Aaron Huey is a photographer with over two decades of experience covering topics ranging from cultural heritage to conflict and the climate crisis. As a photographer for National Geographic, he has photographed over 30 feature stories. His work has also graced the pages of prominent publications such as The New Yorker, TIME, The New York Times, and Smithsonian, among others. In 20 years of assignments, many have focused on the causes and effects of the climate crisis—from Hurricane Katrina to the Southern California wildfires, the Bakken oil field boom in North Dakota to the tar sands of Canada, and the global retreat of glaciers.
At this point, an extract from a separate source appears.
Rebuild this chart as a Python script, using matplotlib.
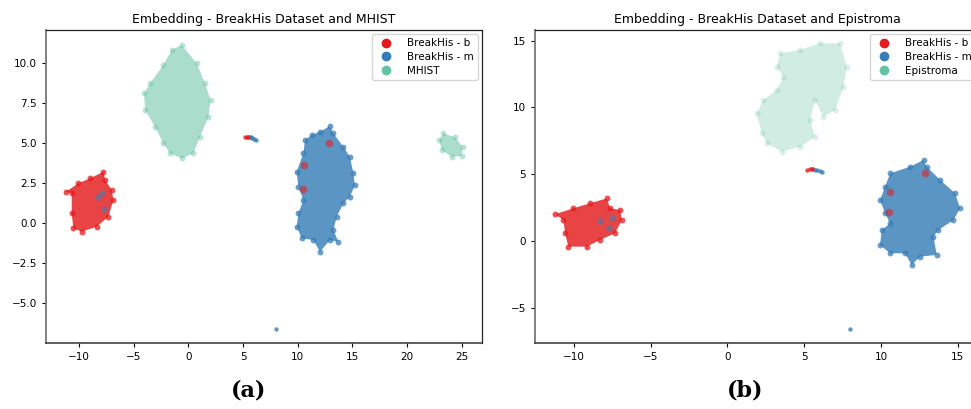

GASOLINE GARDENS, a series of AI images, starts with Huey's image archive as the primary prompt, adding only a single text element for each piece (strictly limited to one historical wallpaper pattern name, such as damask, chinoiserie, or toile de jouy). Huey then employs a method that prioritizes visual content over verbal descriptions of the crisis. This approach allows the generative AI to engage more directly with the visual language of the original photography. The resulting wallpaper patterns, capable of an infinite and seamless tiling, emerge as a synthesis of documented moments and AI interpretation that is intrinsically tied to the original photographic evidence while evolving the output into a new aesthetic and distribution channel.
The integration of climate change imagery into domestic and public environments, from boardrooms to bedrooms, creates a persistent, if veiled, reminder of our environmental challenges, blurring the lines between aesthetic appreciation and ecological awareness.